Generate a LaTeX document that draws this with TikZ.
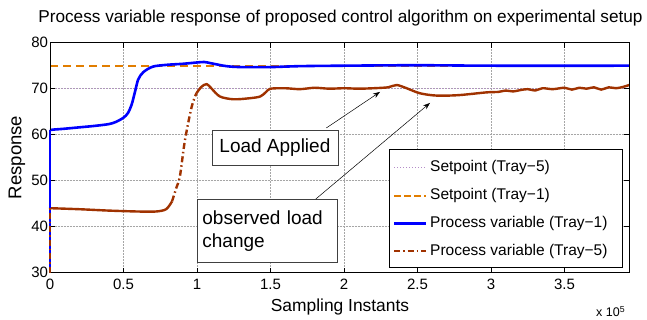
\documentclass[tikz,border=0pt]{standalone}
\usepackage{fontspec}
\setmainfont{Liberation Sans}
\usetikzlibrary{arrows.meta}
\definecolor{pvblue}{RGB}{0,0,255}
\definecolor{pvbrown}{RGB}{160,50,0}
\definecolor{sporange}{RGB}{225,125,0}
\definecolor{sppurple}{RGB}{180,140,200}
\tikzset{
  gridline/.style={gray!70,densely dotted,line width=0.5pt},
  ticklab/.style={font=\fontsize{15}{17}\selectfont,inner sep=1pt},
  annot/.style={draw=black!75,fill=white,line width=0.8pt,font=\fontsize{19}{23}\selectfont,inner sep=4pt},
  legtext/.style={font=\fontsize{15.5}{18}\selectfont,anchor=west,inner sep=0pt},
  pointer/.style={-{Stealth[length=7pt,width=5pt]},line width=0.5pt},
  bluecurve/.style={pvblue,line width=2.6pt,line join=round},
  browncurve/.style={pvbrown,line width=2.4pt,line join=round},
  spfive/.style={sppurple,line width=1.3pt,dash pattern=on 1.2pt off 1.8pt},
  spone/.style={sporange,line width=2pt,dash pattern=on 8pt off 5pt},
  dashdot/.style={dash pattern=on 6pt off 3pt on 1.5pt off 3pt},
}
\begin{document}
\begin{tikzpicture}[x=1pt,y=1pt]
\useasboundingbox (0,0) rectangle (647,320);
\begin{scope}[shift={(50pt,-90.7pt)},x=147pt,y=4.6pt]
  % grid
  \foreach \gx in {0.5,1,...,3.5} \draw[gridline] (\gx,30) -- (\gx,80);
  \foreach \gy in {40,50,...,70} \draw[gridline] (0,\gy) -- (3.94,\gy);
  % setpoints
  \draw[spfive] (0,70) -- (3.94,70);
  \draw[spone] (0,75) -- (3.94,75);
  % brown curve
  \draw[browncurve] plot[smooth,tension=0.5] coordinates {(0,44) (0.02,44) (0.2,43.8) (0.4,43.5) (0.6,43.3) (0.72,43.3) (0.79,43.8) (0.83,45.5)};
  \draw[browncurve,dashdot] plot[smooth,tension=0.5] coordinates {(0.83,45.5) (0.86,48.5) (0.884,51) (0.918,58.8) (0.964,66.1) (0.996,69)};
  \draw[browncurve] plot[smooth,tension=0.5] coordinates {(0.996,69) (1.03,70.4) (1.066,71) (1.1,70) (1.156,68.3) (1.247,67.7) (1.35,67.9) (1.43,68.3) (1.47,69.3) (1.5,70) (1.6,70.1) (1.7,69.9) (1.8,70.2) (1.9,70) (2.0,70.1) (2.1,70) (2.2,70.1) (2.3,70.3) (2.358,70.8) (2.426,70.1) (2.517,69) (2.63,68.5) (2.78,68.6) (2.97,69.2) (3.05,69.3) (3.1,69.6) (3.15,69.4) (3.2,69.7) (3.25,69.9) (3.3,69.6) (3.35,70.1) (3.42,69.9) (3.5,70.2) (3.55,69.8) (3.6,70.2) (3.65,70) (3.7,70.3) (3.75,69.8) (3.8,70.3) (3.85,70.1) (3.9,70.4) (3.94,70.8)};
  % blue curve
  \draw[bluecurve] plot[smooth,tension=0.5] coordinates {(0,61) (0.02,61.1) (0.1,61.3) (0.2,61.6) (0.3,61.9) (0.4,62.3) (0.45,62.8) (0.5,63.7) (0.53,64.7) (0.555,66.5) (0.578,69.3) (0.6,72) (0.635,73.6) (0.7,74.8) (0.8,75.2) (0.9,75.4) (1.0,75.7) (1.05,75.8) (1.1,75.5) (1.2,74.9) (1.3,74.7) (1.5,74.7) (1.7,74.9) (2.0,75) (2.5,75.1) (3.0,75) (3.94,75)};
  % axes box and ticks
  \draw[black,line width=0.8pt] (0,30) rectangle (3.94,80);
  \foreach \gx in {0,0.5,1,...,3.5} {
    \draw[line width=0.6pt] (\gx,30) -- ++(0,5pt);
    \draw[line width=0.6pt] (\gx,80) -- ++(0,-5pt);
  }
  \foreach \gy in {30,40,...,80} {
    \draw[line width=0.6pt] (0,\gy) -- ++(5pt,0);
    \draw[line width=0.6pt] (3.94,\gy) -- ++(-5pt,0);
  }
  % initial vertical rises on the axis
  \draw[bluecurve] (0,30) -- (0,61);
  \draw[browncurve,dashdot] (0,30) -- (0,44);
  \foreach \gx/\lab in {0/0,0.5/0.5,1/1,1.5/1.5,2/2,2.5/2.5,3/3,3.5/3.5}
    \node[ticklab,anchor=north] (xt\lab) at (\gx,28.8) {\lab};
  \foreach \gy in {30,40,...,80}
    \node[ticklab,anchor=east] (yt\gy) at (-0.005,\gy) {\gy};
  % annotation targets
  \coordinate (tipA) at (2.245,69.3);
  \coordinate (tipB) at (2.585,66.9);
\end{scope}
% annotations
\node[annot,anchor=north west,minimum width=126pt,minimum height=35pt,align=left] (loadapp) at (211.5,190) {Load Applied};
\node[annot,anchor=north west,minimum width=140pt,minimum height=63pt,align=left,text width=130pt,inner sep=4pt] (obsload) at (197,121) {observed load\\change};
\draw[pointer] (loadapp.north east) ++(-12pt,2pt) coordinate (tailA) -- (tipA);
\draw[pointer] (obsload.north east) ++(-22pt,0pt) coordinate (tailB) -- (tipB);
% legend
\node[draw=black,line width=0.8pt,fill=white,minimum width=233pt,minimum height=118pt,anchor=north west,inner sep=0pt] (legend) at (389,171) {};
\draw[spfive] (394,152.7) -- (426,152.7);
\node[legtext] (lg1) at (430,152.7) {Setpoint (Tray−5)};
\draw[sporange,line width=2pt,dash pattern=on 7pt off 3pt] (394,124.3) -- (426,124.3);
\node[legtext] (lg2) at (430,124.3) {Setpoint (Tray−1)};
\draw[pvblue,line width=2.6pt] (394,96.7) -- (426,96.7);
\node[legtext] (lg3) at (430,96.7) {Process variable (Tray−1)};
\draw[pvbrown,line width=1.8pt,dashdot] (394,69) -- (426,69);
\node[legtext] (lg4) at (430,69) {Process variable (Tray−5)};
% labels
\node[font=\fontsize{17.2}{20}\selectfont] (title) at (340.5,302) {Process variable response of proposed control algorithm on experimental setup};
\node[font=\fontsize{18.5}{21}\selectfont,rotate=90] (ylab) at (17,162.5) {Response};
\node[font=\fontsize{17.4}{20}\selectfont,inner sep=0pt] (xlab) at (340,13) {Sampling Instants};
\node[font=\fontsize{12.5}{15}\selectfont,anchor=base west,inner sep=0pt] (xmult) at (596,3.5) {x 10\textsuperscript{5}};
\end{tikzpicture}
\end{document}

- Task prompt
Leave the images out, please, and restate each line word for word.

- Correct answer
Generate a LaTeX document that draws this with TikZ.
\documentclass[tikz,border=0pt]{standalone}
\usepackage{fontspec}
\setmainfont{Liberation Sans}
\usetikzlibrary{arrows.meta}
\definecolor{pvblue}{RGB}{0,0,255}
\definecolor{pvbrown}{RGB}{160,50,0}
\definecolor{sporange}{RGB}{225,125,0}
\definecolor{sppurple}{RGB}{180,140,200}
\tikzset{
  gridline/.style={gray!70,densely dotted,line width=0.5pt},
  ticklab/.style={font=\fontsize{15}{17}\selectfont,inner sep=1pt},
  annot/.style={draw=black!75,fill=white,line width=0.8pt,font=\fontsize{19}{23}\selectfont,inner sep=4pt},
  legtext/.style={font=\fontsize{15.5}{18}\selectfont,anchor=west,inner sep=0pt},
  pointer/.style={-{Stealth[length=7pt,width=5pt]},line width=0.5pt},
  bluecurve/.style={pvblue,line width=2.6pt,line join=round},
  browncurve/.style={pvbrown,line width=2.4pt,line join=round},
  spfive/.style={sppurple,line width=1.3pt,dash pattern=on 1.2pt off 1.8pt},
  spone/.style={sporange,line width=2pt,dash pattern=on 8pt off 5pt},
  dashdot/.style={dash pattern=on 6pt off 3pt on 1.5pt off 3pt},
}
\begin{document}
\begin{tikzpicture}[x=1pt,y=1pt]
\useasboundingbox (0,0) rectangle (647,320);
\begin{scope}[shift={(50pt,-90.7pt)},x=147pt,y=4.6pt]
  % grid
  \foreach \gx in {0.5,1,...,3.5} \draw[gridline] (\gx,30) -- (\gx,80);
  \foreach \gy in {40,50,...,70} \draw[gridline] (0,\gy) -- (3.94,\gy);
  % setpoints
  \draw[spfive] (0,70) -- (3.94,70);
  \draw[spone] (0,75) -- (3.94,75);
  % brown curve
  \draw[browncurve] plot[smooth,tension=0.5] coordinates {(0,44) (0.02,44) (0.2,43.8) (0.4,43.5) (0.6,43.3) (0.72,43.3) (0.79,43.8) (0.83,45.5)};
  \draw[browncurve,dashdot] plot[smooth,tension=0.5] coordinates {(0.83,45.5) (0.86,48.5) (0.884,51) (0.918,58.8) (0.964,66.1) (0.996,69)};
  \draw[browncurve] plot[smooth,tension=0.5] coordinates {(0.996,69) (1.03,70.4) (1.066,71) (1.1,70) (1.156,68.3) (1.247,67.7) (1.35,67.9) (1.43,68.3) (1.47,69.3) (1.5,70) (1.6,70.1) (1.7,69.9) (1.8,70.2) (1.9,70) (2.0,70.1) (2.1,70) (2.2,70.1) (2.3,70.3) (2.358,70.8) (2.426,70.1) (2.517,69) (2.63,68.5) (2.78,68.6) (2.97,69.2) (3.05,69.3) (3.1,69.6) (3.15,69.4) (3.2,69.7) (3.25,69.9) (3.3,69.6) (3.35,70.1) (3.42,69.9) (3.5,70.2) (3.55,69.8) (3.6,70.2) (3.65,70) (3.7,70.3) (3.75,69.8) (3.8,70.3) (3.85,70.1) (3.9,70.4) (3.94,70.8)};
  % blue curve
  \draw[bluecurve] plot[smooth,tension=0.5] coordinates {(0,61) (0.02,61.1) (0.1,61.3) (0.2,61.6) (0.3,61.9) (0.4,62.3) (0.45,62.8) (0.5,63.7) (0.53,64.7) (0.555,66.5) (0.578,69.3) (0.6,72) (0.635,73.6) (0.7,74.8) (0.8,75.2) (0.9,75.4) (1.0,75.7) (1.05,75.8) (1.1,75.5) (1.2,74.9) (1.3,74.7) (1.5,74.7) (1.7,74.9) (2.0,75) (2.5,75.1) (3.0,75) (3.94,75)};
  % axes box and ticks
  \draw[black,line width=0.8pt] (0,30) rectangle (3.94,80);
  \foreach \gx in {0,0.5,1,...,3.5} {
    \draw[line width=0.6pt] (\gx,30) -- ++(0,5pt);
    \draw[line width=0.6pt] (\gx,80) -- ++(0,-5pt);
  }
  \foreach \gy in {30,40,...,80} {
    \draw[line width=0.6pt] (0,\gy) -- ++(5pt,0);
    \draw[line width=0.6pt] (3.94,\gy) -- ++(-5pt,0);
  }
  % initial vertical rises on the axis
  \draw[bluecurve] (0,30) -- (0,61);
  \draw[browncurve,dashdot] (0,30) -- (0,44);
  \foreach \gx/\lab in {0/0,0.5/0.5,1/1,1.5/1.5,2/2,2.5/2.5,3/3,3.5/3.5}
    \node[ticklab,anchor=north] (xt\lab) at (\gx,28.8) {\lab};
  \foreach \gy in {30,40,...,80}
    \node[ticklab,anchor=east] (yt\gy) at (-0.005,\gy) {\gy};
  % annotation targets
  \coordinate (tipA) at (2.245,69.3);
  \coordinate (tipB) at (2.585,66.9);
\end{scope}
% annotations
\node[annot,anchor=north west,minimum width=126pt,minimum height=35pt,align=left] (loadapp) at (211.5,190) {Load Applied};
\node[annot,anchor=north west,minimum width=140pt,minimum height=63pt,align=left,text width=130pt,inner sep=4pt] (obsload) at (197,121) {observed load\\change};
\draw[pointer] (loadapp.north east) ++(-12pt,2pt) coordinate (tailA) -- (tipA);
\draw[pointer] (obsload.north east) ++(-22pt,0pt) coordinate (tailB) -- (tipB);
% legend
\node[draw=black,line width=0.8pt,fill=white,minimum width=233pt,minimum height=118pt,anchor=north west,inner sep=0pt] (legend) at (389,171) {};
\draw[spfive] (394,152.7) -- (426,152.7);
\node[legtext] (lg1) at (430,152.7) {Setpoint (Tray−5)};
\draw[sporange,line width=2pt,dash pattern=on 7pt off 3pt] (394,124.3) -- (426,124.3);
\node[legtext] (lg2) at (430,124.3) {Setpoint (Tray−1)};
\draw[pvblue,line width=2.6pt] (394,96.7) -- (426,96.7);
\node[legtext] (lg3) at (430,96.7) {Process variable (Tray−1)};
\draw[pvbrown,line width=1.8pt,dashdot] (394,69) -- (426,69);
\node[legtext] (lg4) at (430,69) {Process variable (Tray−5)};
% labels
\node[font=\fontsize{17.2}{20}\selectfont] (title) at (340.5,302) {Process variable response of proposed control algorithm on experimental setup};
\node[font=\fontsize{18.5}{21}\selectfont,rotate=90] (ylab) at (17,162.5) {Response};
\node[font=\fontsize{17.4}{20}\selectfont,inner sep=0pt] (xlab) at (340,13) {Sampling Instants};
\node[font=\fontsize{12.5}{15}\selectfont,anchor=base west,inner sep=0pt] (xmult) at (596,3.5) {x 10\textsuperscript{5}};
\end{tikzpicture}
\end{document}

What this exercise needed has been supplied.